The countdown is on! Here are a few recipes to keep your kids festively entertained as we make our way through the holiday season.

Marshmallow Dippers

Ingredients:
150g dark chocolate, broken into pieces
4 candy canes (or 16 lollipop sticks)
16 marshmallows
4 tbsp desiccated coconut, or 6 tbsp sprinkles, stars, or hundreds and thousands (or a mix)

Directions:
Melt the chocolate in the microwave or a bowl over simmering water, then pour into a smaller bowl or shallow cup where the marshmallows can be individually submerged easily (too shallow and they’re harder to dunk). Leave for a few mins to cool slightly.

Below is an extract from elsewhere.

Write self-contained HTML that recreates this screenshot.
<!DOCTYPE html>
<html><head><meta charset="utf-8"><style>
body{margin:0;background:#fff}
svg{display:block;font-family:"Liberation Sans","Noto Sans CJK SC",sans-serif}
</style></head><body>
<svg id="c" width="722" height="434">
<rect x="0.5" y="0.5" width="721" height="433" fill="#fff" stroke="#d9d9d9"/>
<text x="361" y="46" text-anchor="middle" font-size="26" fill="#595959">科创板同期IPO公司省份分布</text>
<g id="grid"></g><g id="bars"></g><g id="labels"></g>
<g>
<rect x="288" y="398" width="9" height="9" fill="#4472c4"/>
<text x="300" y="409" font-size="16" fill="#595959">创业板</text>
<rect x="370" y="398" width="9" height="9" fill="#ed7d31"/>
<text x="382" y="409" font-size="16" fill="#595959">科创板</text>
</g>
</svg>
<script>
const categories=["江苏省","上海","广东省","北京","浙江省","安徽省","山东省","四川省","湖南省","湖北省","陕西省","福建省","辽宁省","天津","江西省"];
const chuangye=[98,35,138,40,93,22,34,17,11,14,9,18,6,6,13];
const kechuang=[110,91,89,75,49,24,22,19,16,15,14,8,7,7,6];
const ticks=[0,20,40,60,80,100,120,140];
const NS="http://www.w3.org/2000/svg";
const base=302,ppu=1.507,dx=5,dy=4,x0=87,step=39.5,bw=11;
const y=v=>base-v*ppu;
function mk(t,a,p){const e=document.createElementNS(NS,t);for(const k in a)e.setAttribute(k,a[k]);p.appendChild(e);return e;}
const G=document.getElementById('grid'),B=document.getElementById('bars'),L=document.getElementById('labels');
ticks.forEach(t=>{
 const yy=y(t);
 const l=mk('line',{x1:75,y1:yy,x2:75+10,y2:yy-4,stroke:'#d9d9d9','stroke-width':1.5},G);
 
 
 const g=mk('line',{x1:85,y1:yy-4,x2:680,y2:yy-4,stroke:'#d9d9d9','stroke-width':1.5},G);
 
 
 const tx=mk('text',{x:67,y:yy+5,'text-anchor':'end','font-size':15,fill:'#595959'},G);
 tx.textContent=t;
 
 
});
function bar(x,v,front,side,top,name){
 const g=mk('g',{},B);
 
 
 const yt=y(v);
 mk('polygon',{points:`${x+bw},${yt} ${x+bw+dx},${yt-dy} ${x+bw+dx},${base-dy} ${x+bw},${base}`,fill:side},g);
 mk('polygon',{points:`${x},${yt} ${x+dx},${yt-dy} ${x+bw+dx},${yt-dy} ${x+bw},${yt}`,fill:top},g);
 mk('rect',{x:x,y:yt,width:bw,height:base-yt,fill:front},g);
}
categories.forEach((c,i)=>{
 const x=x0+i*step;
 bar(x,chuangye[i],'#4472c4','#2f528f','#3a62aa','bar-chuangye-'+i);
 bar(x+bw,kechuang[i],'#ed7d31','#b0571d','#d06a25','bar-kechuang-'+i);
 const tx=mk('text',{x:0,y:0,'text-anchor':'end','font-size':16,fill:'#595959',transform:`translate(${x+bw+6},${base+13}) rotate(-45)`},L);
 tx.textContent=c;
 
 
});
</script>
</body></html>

While the chocolate is cooling, break the candy canes into 4 equal pieces (a few pieces will be slightly hooked but that’s ok). Insert a piece of candy cane (or lollipop stick) into each marshmallow in the wider end. Line 2 boards or trays with baking paper and arrange a cooling rack over one of them. Put your coconut or sprinkles into small bowls.

Dunk the marshmallows into the chocolate – use a spoon to drizzle over the top of them if you need to (the chocolate around the top will help to keep them stuck when set). Let any excess drip off back into the bowl, then transfer to the cooling rack. Repeat with all the marshmallows.

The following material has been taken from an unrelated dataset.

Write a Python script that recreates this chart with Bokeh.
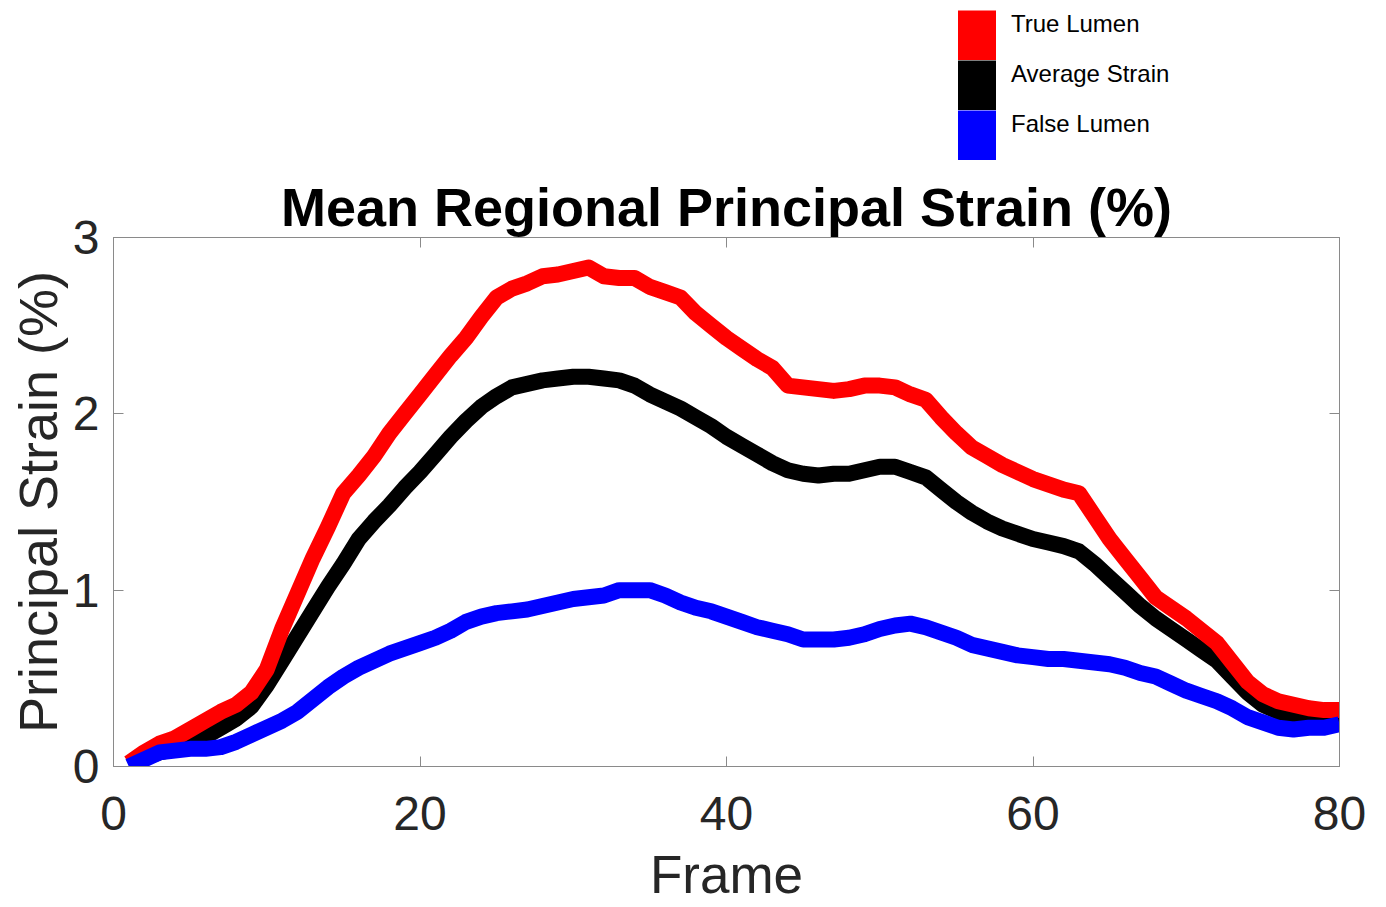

Once the chocolate has stopped dripping and is starting to set, hold the dippers over the coconut or sprinkle bowls and scatter pinches over them, spinning to coat all over (any falling off will go back into the bowl).

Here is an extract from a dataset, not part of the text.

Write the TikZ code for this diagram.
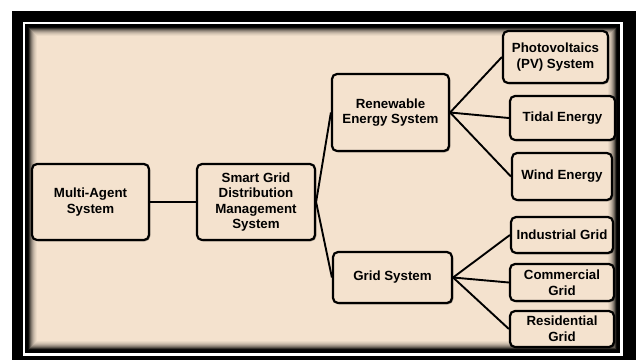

Once coated, leave to set on the baking paper for at least 1 hr in a cool place. Keep in a cool place for 2 weeks if using lollipop sticks, 2-3 days if using candy canes.

Rudolph Chocolate Bark

Ingredients:
14oz / 400g chopped dark chocolate
pretzels, halved
red M&M’s
flaked almonds
1 candy cane, crushed

Directions:
Line an 8-inch brownie tin with baking parchment. Melt the chopped dark chocolate in a heatproof bowl set over a pan of barely simmering water. While the chocolate is melting, prepare the decorations.

Use halved pretzel knots to create antlers, red m&m’s for the/his nose, and flaked almonds dotted with a little melted chocolate for the eyes. Once melted and smooth, and pour the chocolate into the prepared tin – allow to stand for a few minutes until beginning to set, this will make it easier to decorate.

Work swiftly to decorate, making Rudolph faces. Finally Sprinkle over 1 crushed candy cane, and chill for 2hr until set. Chop around the Rudolph faces with a sharp knife to create shards.

Jack Durner’s Snowball Cookies
“Our family used to make these delightful cookies every year. They are so light they almost pop when you eat them.”

Ingredients:
1 cup butter, softened
1/3 cup sugar
2 cups flour
1 tbsp water
1 tsp vanilla
1 cup finely chopped pecans
Powdered sugar

Directions:
In a large bowl beat softened butter. Add sugar and mix till creamy. Add water and vanilla; mix well. Add as much flour as you can with mixer. Stir in remaining flour and pecans.

Shape into 1-inch balls or make into logs. Place on ungreased cookie sheet, 1-inch apart.
Bake at 325 degrees Fahrenheit about 20 minutes or until bottoms are lightly browned.

Let cool on a wire rack for 5 minutes.

Roll cooled balls (or logs) in powdered sugar.
Then, let them rest until completely cooled, before rolling them a second time in powdered sugar.
Decorate with coloured sugar sprinkles, if you like.